Le pape interpelle à cet égard les familles, les associations et les médias sur leurs responsabilités, ainsi que les gouvernements.

« L’opposé de l’amour n’est pas la haine, c’est l’indifférence », selon le fameux mot d’Élie Wiesel. Depuis son déplacement à Lampedusa, le 8 juillet 2013, moins de quatre mois après son élection, le pape François a fait de la lutte contre « la mondialisation de l’indifférence », contre l’inertie et le désengagement, un fil rouge de son pontificat. Son message pour la Journée mondiale de la paix du 1er janvier 2016, rendu public mardi 15 décembre, étaye sa pensée à ce sujet et recense des pistes jugées encourageantes pour vaincre cette « menace pour la famille humaine ». Leur évocation fait de ces 23 pages un texte au final porteur d’espoirs.

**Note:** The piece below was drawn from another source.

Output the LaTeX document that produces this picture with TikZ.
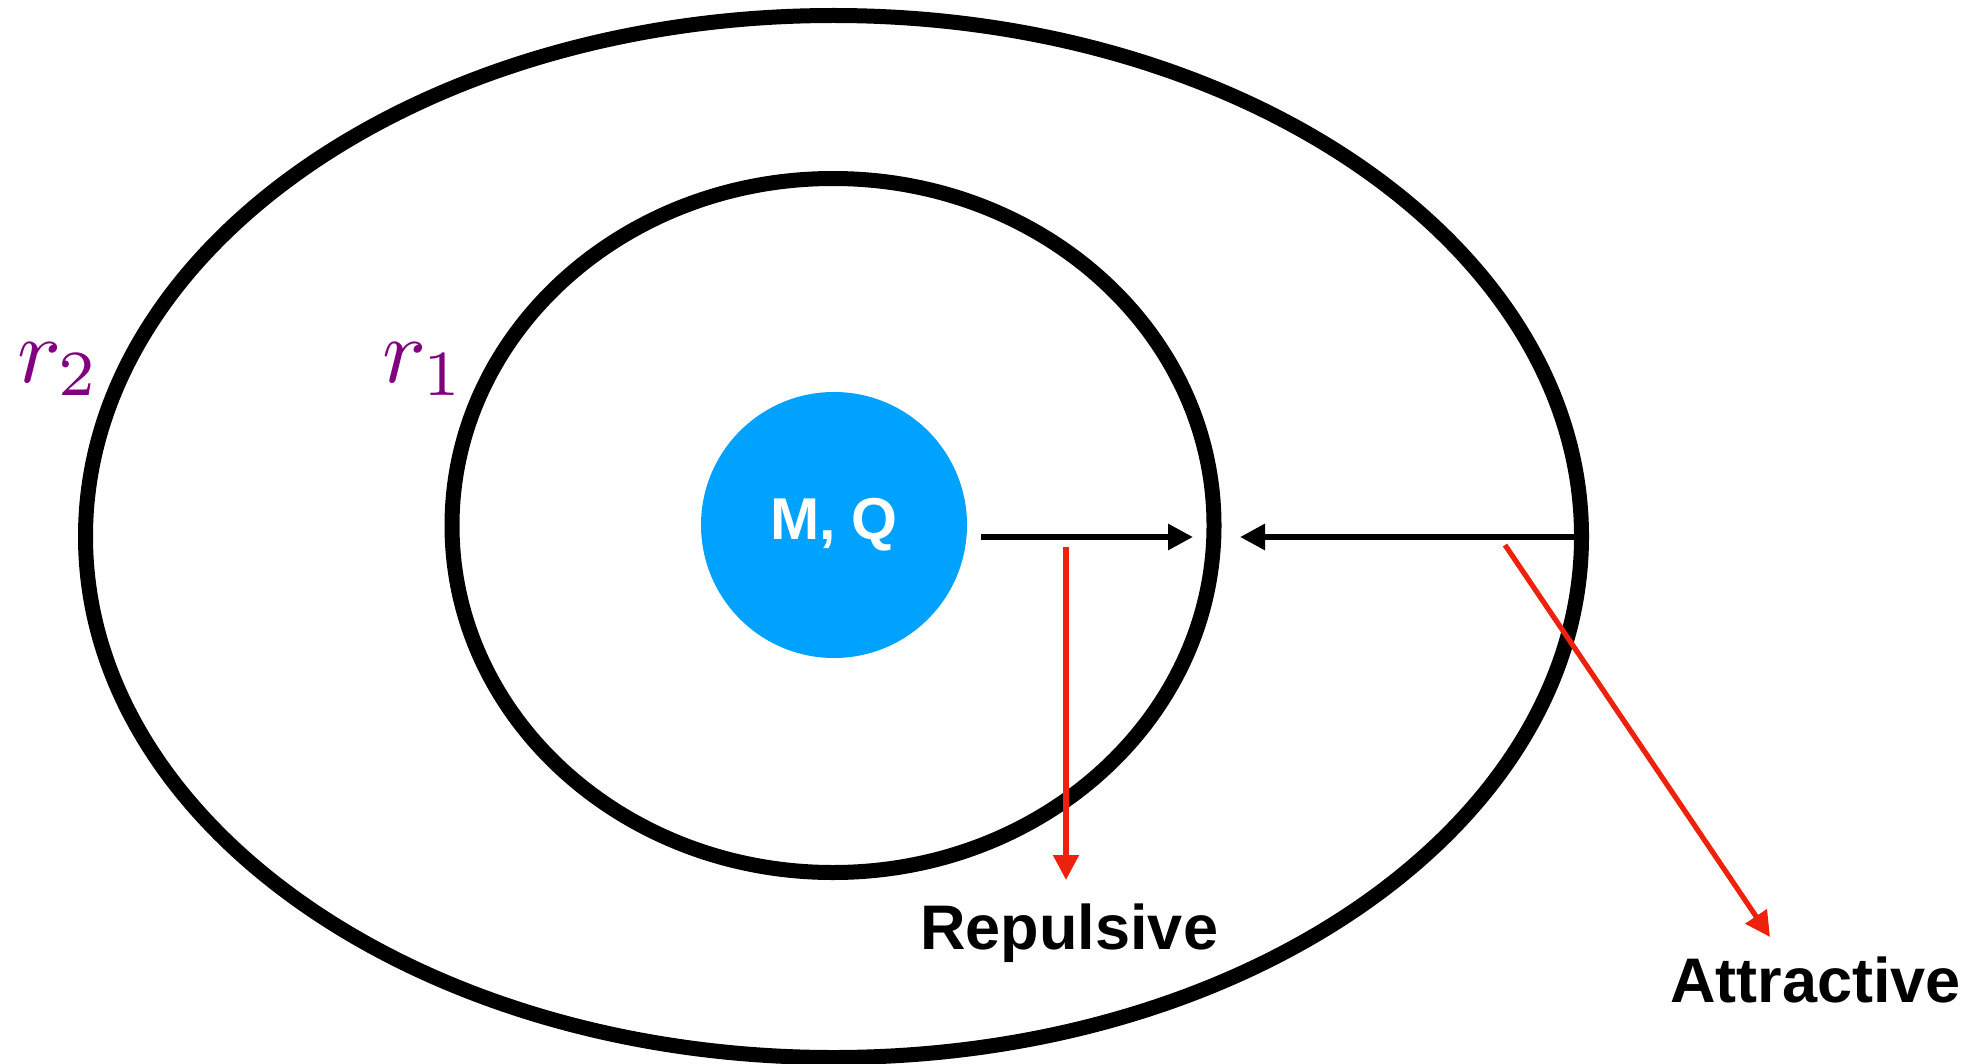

À cet égard, le pape commence par saluer la COP21, la conférence de Paris sur le climat, dont il a souligné déjà les résultats lors de l’angélus dimanche dernier. Les objectifs de développement durable retenus par les Nations unies pour l’horizon 2030 l’aident aussi à « croire en la capacité de l’humanité à agir ensemble, en solidarité ».

Le pape interroge les médias

Mais pour changer en profondeur le climat général d’indifférence qui imprègne les sociétés, le pape en interroge les acteurs. À commencer par le rapport aux médias. « Il y a celui qui est bien informé, écoute la radio, lit les journaux ou assiste aux programmes télévisés, mais il le fait de manière tiède, presque dans une condition d’accoutumance », observe-t-il. Sans compter « certaines personnes qui préfèrent ne pas chercher, ne pas s’informer, et vivent de leur bien-être et leur confort, sourdes au cri de douleur de l’humanité souffrante ».

En réaction, Jorge Bergoglio appuie le travail des « journalistes et (…) photographes qui informent l’opinion publique sur les situations difficiles qui interpellent les consciences ». Une allusion peut-être à la photographie, en septembre, d’un petit garçon retrouvé mort sur une plage turque, qui bouleversa le monde. Le pape, à diverses reprises, lors d’audiences publiques, commente les images de l’actualité qui l’ont touché. Il dénonce souvent, à l’inverse, que la mort d’un sans-abri ne fasse pas les titres des journaux.

Son message de mardi interpelle aussi les médias sur leur responsabilité, comme ses propos, déjà, dans le vol retour d’Afrique le mois dernier. « Les agents culturels et des médias devraient être aussi vigilants afin que la manière dont ils obtiennent et diffusent les informations soit toujours juridiquement et moralement licite », écrit-il alors que se tient le procès « Vatileaks 2 ». L’État du Vatican est en train de juger deux journalistes italiens après la divulgation de documents confidentiels sur les dysfonctionnements dans la gestion de la Curie.

Rôle éducatif des familles
Autre acteur-clé pour vaincre l’indifférence, le monde associatif, lié ou non à l’Église catholique. Le pape, qui s’était adressé en juillet aux mouvements populaires (discours de Santa Cruz en Bolivie), mentionne en particulier « les associations qui portent secours aux migrants ». Même encouragement envers les « familles (qui) ouvrent leurs cœurs et leurs maisons à celui qui est dans le besoin, comme aux réfugiés et aux migrants ! » Les familles sont plus largement sollicitées pour leur rôle éducatif. Reprenant un thème de ses catéchèses avant le dernier synode sur la famille, le pape François rappelle leur mission éducative : « Les valeurs de la liberté, du respect réciproque et de la solidarité peuvent être transmises dès le plus jeune âge. » Le monde éducatif dans l’ensemble est interpellé à cette fin.

Mais vaincre l’indifférence est aussi une question concrète de politiques publiques pour les gouvernements. Le message du pape prend toute sa tonalité sociale lorsque, toujours à propos des migrants, il attire l’attention sur leurs « conditions de séjour ».

Abolition de la peine de mort
Attentif comme souvent au sort des détenus, il invite de nouveau à chercher « des peines alternatives à la détention carcérale ». À la suite de son discours au Congrès américain en septembre, Jorge Bergoglio renouvelle son appel à « l’abolition de la peine de mort ». Il demande aussi « à considérer la possibilité d’une amnistie ».

Conditions précaires de travail, chômage, mal logement sont autant d’injustices sociales également recensées dans ce message, dont l’édition 2015 portait en particulier sur les trafics de personnes. Sans oublier non plus les déséquilibres financiers. Signant son texte du 8 décembre, jour de l’ouverture du Jubilé de la miséricorde, le pape appelle à « l’effacement ou à la gestion soutenable de la dette internationale des pays les plus pauvres ». C’est la raison même d’un jubilé : celui de 2000 s’accompagna d’une campagne pour l’annulation de la dette extérieure des pays du Sud.